- Problem: From the records below, transcribe only the lines running from the one with "Recreate this image" through the one with "from bokeh.resources import INLINE". Keep both of those end lines.

(Plotting code records)
####

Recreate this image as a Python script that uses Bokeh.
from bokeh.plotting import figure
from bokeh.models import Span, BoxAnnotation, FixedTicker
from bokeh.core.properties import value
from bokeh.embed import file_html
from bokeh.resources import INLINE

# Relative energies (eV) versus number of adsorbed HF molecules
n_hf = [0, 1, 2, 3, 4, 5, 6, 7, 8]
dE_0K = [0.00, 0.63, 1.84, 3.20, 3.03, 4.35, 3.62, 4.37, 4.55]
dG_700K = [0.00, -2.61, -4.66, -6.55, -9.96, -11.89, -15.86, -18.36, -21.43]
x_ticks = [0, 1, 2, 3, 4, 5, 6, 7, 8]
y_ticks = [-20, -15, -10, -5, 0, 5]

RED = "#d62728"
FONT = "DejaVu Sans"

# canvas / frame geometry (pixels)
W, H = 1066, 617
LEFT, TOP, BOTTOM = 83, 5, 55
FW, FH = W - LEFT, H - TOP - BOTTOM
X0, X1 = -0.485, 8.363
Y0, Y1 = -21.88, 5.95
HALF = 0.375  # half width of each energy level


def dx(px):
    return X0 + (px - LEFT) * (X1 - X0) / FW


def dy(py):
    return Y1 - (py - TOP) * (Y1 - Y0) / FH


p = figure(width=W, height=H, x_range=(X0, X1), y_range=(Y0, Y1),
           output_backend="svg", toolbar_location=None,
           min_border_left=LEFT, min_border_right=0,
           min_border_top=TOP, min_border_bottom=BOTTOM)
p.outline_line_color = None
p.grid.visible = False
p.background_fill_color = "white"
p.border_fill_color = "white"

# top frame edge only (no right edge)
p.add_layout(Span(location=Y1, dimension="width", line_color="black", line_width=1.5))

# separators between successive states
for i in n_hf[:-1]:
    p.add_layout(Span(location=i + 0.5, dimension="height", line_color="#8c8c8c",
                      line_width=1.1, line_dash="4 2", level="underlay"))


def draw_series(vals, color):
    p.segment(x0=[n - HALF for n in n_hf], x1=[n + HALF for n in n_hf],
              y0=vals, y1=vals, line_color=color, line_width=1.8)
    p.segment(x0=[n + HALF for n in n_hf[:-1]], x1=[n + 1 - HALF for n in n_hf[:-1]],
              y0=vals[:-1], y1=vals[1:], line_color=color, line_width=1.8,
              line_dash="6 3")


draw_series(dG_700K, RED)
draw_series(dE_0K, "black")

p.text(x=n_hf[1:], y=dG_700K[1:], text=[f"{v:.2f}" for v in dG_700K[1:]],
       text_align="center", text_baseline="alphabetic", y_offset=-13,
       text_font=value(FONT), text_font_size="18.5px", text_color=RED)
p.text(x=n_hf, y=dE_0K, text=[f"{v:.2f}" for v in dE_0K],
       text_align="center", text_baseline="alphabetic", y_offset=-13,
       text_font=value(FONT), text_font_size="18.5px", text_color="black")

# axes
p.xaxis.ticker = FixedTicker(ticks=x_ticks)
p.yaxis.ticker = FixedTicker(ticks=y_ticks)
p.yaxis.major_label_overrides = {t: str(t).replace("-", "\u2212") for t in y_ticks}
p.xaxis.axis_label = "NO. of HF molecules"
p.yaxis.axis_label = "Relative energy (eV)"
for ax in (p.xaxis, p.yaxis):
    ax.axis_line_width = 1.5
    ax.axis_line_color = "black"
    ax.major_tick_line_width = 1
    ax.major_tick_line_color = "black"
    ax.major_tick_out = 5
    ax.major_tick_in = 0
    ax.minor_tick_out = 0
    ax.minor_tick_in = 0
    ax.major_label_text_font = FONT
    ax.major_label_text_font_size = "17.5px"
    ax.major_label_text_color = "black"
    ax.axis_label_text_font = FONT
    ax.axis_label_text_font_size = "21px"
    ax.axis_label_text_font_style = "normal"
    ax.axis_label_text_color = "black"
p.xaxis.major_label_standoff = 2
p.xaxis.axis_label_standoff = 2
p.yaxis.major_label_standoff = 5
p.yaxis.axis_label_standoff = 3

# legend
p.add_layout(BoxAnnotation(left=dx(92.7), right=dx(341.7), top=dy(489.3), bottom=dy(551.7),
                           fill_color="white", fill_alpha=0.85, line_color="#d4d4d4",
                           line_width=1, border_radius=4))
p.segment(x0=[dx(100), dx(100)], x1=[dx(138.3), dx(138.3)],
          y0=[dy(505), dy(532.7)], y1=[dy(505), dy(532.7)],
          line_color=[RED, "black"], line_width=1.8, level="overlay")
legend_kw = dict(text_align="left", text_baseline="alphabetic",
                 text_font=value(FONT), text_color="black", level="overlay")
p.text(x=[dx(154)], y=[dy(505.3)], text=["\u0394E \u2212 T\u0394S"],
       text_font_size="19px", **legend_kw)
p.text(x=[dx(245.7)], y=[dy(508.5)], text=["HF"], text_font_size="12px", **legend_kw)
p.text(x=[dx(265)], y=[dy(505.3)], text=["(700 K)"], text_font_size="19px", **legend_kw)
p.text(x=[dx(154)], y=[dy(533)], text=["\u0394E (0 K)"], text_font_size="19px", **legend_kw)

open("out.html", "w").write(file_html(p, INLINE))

####

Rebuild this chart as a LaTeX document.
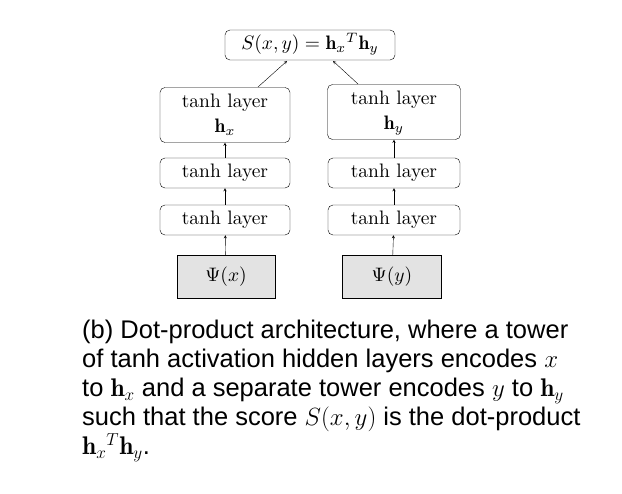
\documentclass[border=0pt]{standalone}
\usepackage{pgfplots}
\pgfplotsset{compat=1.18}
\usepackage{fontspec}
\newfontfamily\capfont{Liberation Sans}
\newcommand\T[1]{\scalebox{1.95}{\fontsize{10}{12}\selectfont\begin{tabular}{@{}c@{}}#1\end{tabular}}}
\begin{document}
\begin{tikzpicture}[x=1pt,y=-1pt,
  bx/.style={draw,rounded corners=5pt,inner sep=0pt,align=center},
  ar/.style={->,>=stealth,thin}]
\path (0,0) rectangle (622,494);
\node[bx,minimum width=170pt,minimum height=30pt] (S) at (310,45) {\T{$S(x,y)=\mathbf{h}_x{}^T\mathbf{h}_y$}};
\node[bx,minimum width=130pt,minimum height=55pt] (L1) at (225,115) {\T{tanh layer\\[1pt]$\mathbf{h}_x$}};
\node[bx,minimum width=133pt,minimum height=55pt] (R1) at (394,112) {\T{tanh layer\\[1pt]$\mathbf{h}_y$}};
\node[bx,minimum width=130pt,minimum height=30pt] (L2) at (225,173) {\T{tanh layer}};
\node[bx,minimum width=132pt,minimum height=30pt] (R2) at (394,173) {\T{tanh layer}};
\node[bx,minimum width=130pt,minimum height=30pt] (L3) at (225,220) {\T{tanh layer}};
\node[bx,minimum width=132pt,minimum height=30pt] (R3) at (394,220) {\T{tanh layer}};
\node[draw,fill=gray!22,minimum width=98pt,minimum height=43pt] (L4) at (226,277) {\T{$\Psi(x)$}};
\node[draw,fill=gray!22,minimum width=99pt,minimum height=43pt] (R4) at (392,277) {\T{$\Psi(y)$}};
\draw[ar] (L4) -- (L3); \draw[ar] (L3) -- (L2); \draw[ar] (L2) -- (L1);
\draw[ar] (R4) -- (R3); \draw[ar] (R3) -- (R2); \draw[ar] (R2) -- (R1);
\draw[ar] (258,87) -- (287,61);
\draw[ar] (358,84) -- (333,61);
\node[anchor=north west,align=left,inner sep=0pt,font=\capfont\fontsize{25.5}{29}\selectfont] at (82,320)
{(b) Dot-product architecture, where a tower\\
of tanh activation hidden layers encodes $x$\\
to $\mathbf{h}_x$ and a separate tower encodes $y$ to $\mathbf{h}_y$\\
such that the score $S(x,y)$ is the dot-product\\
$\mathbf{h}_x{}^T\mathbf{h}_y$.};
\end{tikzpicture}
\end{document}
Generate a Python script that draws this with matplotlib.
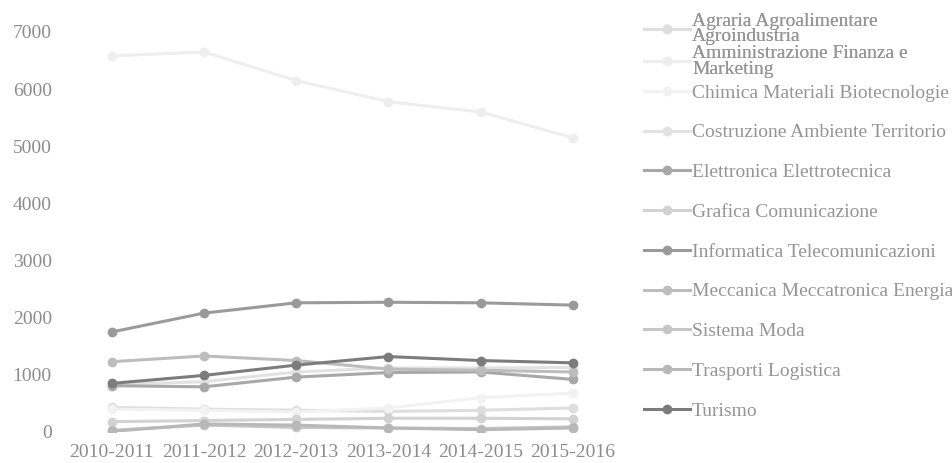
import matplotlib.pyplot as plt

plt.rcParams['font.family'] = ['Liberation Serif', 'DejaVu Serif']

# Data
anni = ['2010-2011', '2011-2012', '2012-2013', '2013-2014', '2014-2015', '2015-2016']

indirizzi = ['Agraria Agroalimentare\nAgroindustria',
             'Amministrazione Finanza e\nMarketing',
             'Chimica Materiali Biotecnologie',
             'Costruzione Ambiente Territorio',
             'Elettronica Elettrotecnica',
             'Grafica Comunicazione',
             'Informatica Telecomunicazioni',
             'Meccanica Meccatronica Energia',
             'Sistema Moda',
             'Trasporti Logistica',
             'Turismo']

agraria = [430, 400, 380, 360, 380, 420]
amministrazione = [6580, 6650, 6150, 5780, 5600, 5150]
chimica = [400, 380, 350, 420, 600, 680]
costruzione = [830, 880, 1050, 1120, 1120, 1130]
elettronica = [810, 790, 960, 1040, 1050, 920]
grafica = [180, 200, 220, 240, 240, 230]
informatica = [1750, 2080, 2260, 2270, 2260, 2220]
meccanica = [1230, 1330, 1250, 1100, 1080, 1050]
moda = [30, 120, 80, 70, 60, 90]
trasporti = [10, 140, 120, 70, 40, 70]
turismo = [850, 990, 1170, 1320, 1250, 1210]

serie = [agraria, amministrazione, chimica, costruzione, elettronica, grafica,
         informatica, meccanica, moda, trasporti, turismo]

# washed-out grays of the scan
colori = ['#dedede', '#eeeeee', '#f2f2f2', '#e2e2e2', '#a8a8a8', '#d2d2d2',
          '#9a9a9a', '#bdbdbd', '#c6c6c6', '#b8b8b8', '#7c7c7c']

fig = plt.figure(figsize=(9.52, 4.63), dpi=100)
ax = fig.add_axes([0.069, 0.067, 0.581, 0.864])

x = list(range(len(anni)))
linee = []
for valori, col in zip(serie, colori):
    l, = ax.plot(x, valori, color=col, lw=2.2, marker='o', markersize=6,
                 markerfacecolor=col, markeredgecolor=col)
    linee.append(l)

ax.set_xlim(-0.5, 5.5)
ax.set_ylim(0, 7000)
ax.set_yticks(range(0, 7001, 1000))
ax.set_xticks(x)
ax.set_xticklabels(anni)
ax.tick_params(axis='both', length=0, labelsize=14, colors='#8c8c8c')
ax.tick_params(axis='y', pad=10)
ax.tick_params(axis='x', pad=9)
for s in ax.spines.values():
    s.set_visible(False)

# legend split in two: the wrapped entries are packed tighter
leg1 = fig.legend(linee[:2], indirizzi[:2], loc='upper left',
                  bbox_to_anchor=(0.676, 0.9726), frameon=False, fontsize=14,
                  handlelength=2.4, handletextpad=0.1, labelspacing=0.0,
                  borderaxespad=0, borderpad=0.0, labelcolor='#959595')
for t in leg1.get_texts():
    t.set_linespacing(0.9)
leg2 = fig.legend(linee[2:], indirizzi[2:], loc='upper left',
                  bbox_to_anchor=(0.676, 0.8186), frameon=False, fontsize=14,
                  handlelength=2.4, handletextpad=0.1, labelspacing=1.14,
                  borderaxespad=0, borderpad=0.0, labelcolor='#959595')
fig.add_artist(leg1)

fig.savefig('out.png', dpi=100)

####

- Written response:
Recreate this image as a Python script that uses Bokeh.
from bokeh.plotting import figure
from bokeh.models import Span, BoxAnnotation, FixedTicker
from bokeh.core.properties import value
from bokeh.embed import file_html
from bokeh.resources import INLINE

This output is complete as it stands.